● Task objective
Restate the listing below word for word, omitting any images.

● Raw data
==================================================
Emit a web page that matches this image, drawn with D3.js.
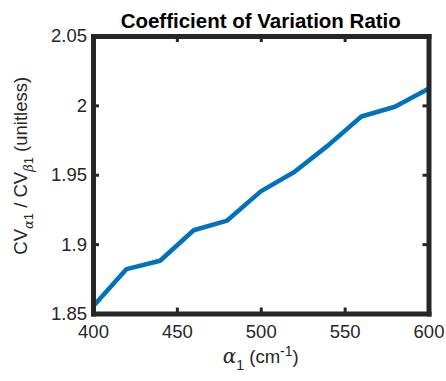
<!DOCTYPE html>
<html>
<head>
<meta charset="utf-8">
<script src="https://cdn.jsdelivr.net/npm/d3@7"></script>
<style>
  body { margin: 0; background: #fff; }
  text { font-family: "Liberation Sans", Arial, sans-serif; fill: #262626; }
</style>
</head>
<body>
<div id="chart"></div>
<script>
// data
const alpha1 = [400, 420, 440, 460, 480, 500, 520, 540, 560, 580, 600]
const cvRatio = [1.855, 1.882, 1.888, 1.910, 1.917, 1.938, 1.952, 1.971, 1.992, 1.999, 2.012]
const xTicks = [400, 450, 500, 550, 600]
const yTicks = [1.85, 1.9, 1.95, 2, 2.05]

const width = 446
const height = 381
const margin = { top: 36, right: 17.5, bottom: 67.5, left: 93 }
const innerW = width - margin.left - margin.right
const innerH = height - margin.top - margin.bottom

const x = d3.scaleLinear().domain([400, 600]).range([0, innerW])
const y = d3.scaleLinear().domain([1.85, 2.05]).range([innerH, 0])

const svg = d3.select('#chart').append('svg')
  .attr('width', width)
  .attr('height', height)

const g = svg.append('g')
  .attr('transform', `translate(${margin.left}, ${margin.top})`)

const line = d3.line()
  .x((d, i) => x(alpha1[i]))
  .y(d => y(d))

g.append('path')
  .datum(cvRatio)
  .attr('d', line)
  .attr('fill', 'none')
  .attr('stroke', '#0072BD')
  .attr('stroke-width', 4.5)
  .attr('stroke-linejoin', 'round')

// box axes, ticks pointing inward
const fmt = d => String(+d.toFixed(2))
const styleAxis = (sel) => {
  sel.selectAll('.domain')
    .attr('stroke', '#262626')
    .attr('stroke-width', 5)
    .attr('stroke-linecap', 'square')
  sel.selectAll('.tick line')
    .attr('stroke', '#262626')
    .attr('stroke-width', 3)
  sel.selectAll('.tick text')
    .attr('font-size', 18.5)
    .attr('font-family', '"Liberation Sans", Arial, sans-serif')
    .attr('fill', '#262626')
}

g.append('g')
  .attr('transform', `translate(0, ${innerH})`)
  .call(d3.axisBottom(x).tickValues(xTicks).tickSizeInner(-6).tickSizeOuter(0).tickPadding(11))
  .call(styleAxis)

g.append('g')
  .call(d3.axisTop(x).tickValues(xTicks).tickSizeInner(-6).tickSizeOuter(0).tickFormat(''))
  .call(styleAxis)

g.append('g')
  .call(d3.axisLeft(y).tickValues(yTicks).tickSizeInner(-6).tickSizeOuter(0).tickPadding(6).tickFormat(fmt))
  .call(styleAxis)

g.append('g')
  .attr('transform', `translate(${innerW}, 0)`)
  .call(d3.axisRight(y).tickValues(yTicks).tickSizeInner(-6).tickSizeOuter(0).tickFormat(''))
  .call(styleAxis)

// title
svg.append('text')
  .attr('x', margin.left + innerW / 2)
  .attr('y', 28)
  .attr('text-anchor', 'middle')
  .style('font-size', '20.5px')
  .style('font-weight', 'bold')
  .style('fill', '#000')
  .text('Coefficient of Variation Ratio')

const greek = sel => sel.style('font-family', '"DejaVu Serif", "Liberation Serif", serif').style('font-style', 'italic')

// x label
const xl = svg.append('text')
  .attr('x', margin.left + innerW / 2)
  .attr('y', 363)
  .attr('text-anchor', 'middle')
  .style('font-size', '18.5px')
xl.append('tspan').call(greek).style('font-size', '20px').text('α')
xl.append('tspan').attr('dy', 7).style('font-size', '14px').text('1')
xl.append('tspan').attr('dy', -7).text(' (cm')
xl.append('tspan').attr('dy', -7).style('font-size', '14px').text('-1')
xl.append('tspan').attr('dy', 7).text(')')

// y label
const yl = svg.append('text')
  .attr('transform', `translate(27, ${margin.top + innerH / 2 - 9}) rotate(-90)`)
  .attr('text-anchor', 'middle')
  .style('font-size', '18.5px')
yl.append('tspan').text('CV')
yl.append('tspan').attr('dy', 6).style('font-size', '13px').call(greek).text('α')
yl.append('tspan').style('font-size', '13px').text('1')
yl.append('tspan').attr('dy', -6).text(' / CV')
yl.append('tspan').attr('dy', 6).style('font-size', '13px').call(greek).text('β')
yl.append('tspan').style('font-size', '13px').text('1')
yl.append('tspan').attr('dy', -6).text(' (unitless)')
</script>
</body>
</html>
==================================================
● Task response
Emit a web page that matches this image, drawn with D3.js.
<!DOCTYPE html>
<html>
<head>
<meta charset="utf-8">
<script src="https://cdn.jsdelivr.net/npm/d3@7"></script>
<style>
  body { margin: 0; background: #fff; }
  text { font-family: "Liberation Sans", Arial, sans-serif; fill: #262626; }
</style>
</head>
<body>
<div id="chart"></div>
<script>
// data
const alpha1 = [400, 420, 440, 460, 480, 500, 520, 540, 560, 580, 600]
const cvRatio = [1.855, 1.882, 1.888, 1.910, 1.917, 1.938, 1.952, 1.971, 1.992, 1.999, 2.012]
const xTicks = [400, 450, 500, 550, 600]
const yTicks = [1.85, 1.9, 1.95, 2, 2.05]

const width = 446
const height = 381
const margin = { top: 36, right: 17.5, bottom: 67.5, left: 93 }
const innerW = width - margin.left - margin.right
const innerH = height - margin.top - margin.bottom

const x = d3.scaleLinear().domain([400, 600]).range([0, innerW])
const y = d3.scaleLinear().domain([1.85, 2.05]).range([innerH, 0])

const svg = d3.select('#chart').append('svg')
  .attr('width', width)
  .attr('height', height)

const g = svg.append('g')
  .attr('transform', `translate(${margin.left}, ${margin.top})`)

const line = d3.line()
  .x((d, i) => x(alpha1[i]))
  .y(d => y(d))

g.append('path')
  .datum(cvRatio)
  .attr('d', line)
  .attr('fill', 'none')
  .attr('stroke', '#0072BD')
  .attr('stroke-width', 4.5)
  .attr('stroke-linejoin', 'round')

// box axes, ticks pointing inward
const fmt = d => String(+d.toFixed(2))
const styleAxis = (sel) => {
  sel.selectAll('.domain')
    .attr('stroke', '#262626')
    .attr('stroke-width', 5)
    .attr('stroke-linecap', 'square')
  sel.selectAll('.tick line')
    .attr('stroke', '#262626')
    .attr('stroke-width', 3)
  sel.selectAll('.tick text')
    .attr('font-size', 18.5)
    .attr('font-family', '"Liberation Sans", Arial, sans-serif')
    .attr('fill', '#262626')
}

g.append('g')
  .attr('transform', `translate(0, ${innerH})`)
  .call(d3.axisBottom(x).tickValues(xTicks).tickSizeInner(-6).tickSizeOuter(0).tickPadding(11))
  .call(styleAxis)

g.append('g')
  .call(d3.axisTop(x).tickValues(xTicks).tickSizeInner(-6).tickSizeOuter(0).tickFormat(''))
  .call(styleAxis)

g.append('g')
  .call(d3.axisLeft(y).tickValues(yTicks).tickSizeInner(-6).tickSizeOuter(0).tickPadding(6).tickFormat(fmt))
  .call(styleAxis)

g.append('g')
  .attr('transform', `translate(${innerW}, 0)`)
  .call(d3.axisRight(y).tickValues(yTicks).tickSizeInner(-6).tickSizeOuter(0).tickFormat(''))
  .call(styleAxis)

// title
svg.append('text')
  .attr('x', margin.left + innerW / 2)
  .attr('y', 28)
  .attr('text-anchor', 'middle')
  .style('font-size', '20.5px')
  .style('font-weight', 'bold')
  .style('fill', '#000')
  .text('Coefficient of Variation Ratio')

const greek = sel => sel.style('font-family', '"DejaVu Serif", "Liberation Serif", serif').style('font-style', 'italic')

// x label
const xl = svg.append('text')
  .attr('x', margin.left + innerW / 2)
  .attr('y', 363)
  .attr('text-anchor', 'middle')
  .style('font-size', '18.5px')
xl.append('tspan').call(greek).style('font-size', '20px').text('α')
xl.append('tspan').attr('dy', 7).style('font-size', '14px').text('1')
xl.append('tspan').attr('dy', -7).text(' (cm')
xl.append('tspan').attr('dy', -7).style('font-size', '14px').text('-1')
xl.append('tspan').attr('dy', 7).text(')')

// y label
const yl = svg.append('text')
  .attr('transform', `translate(27, ${margin.top + innerH / 2 - 9}) rotate(-90)`)
  .attr('text-anchor', 'middle')
  .style('font-size', '18.5px')
yl.append('tspan').text('CV')
yl.append('tspan').attr('dy', 6).style('font-size', '13px').call(greek).text('α')
yl.append('tspan').style('font-size', '13px').text('1')
yl.append('tspan').attr('dy', -6).text(' / CV')
yl.append('tspan').attr('dy', 6).style('font-size', '13px').call(greek).text('β')
yl.append('tspan').style('font-size', '13px').text('1')
yl.append('tspan').attr('dy', -6).text(' (unitless)')
</script>
</body>
</html>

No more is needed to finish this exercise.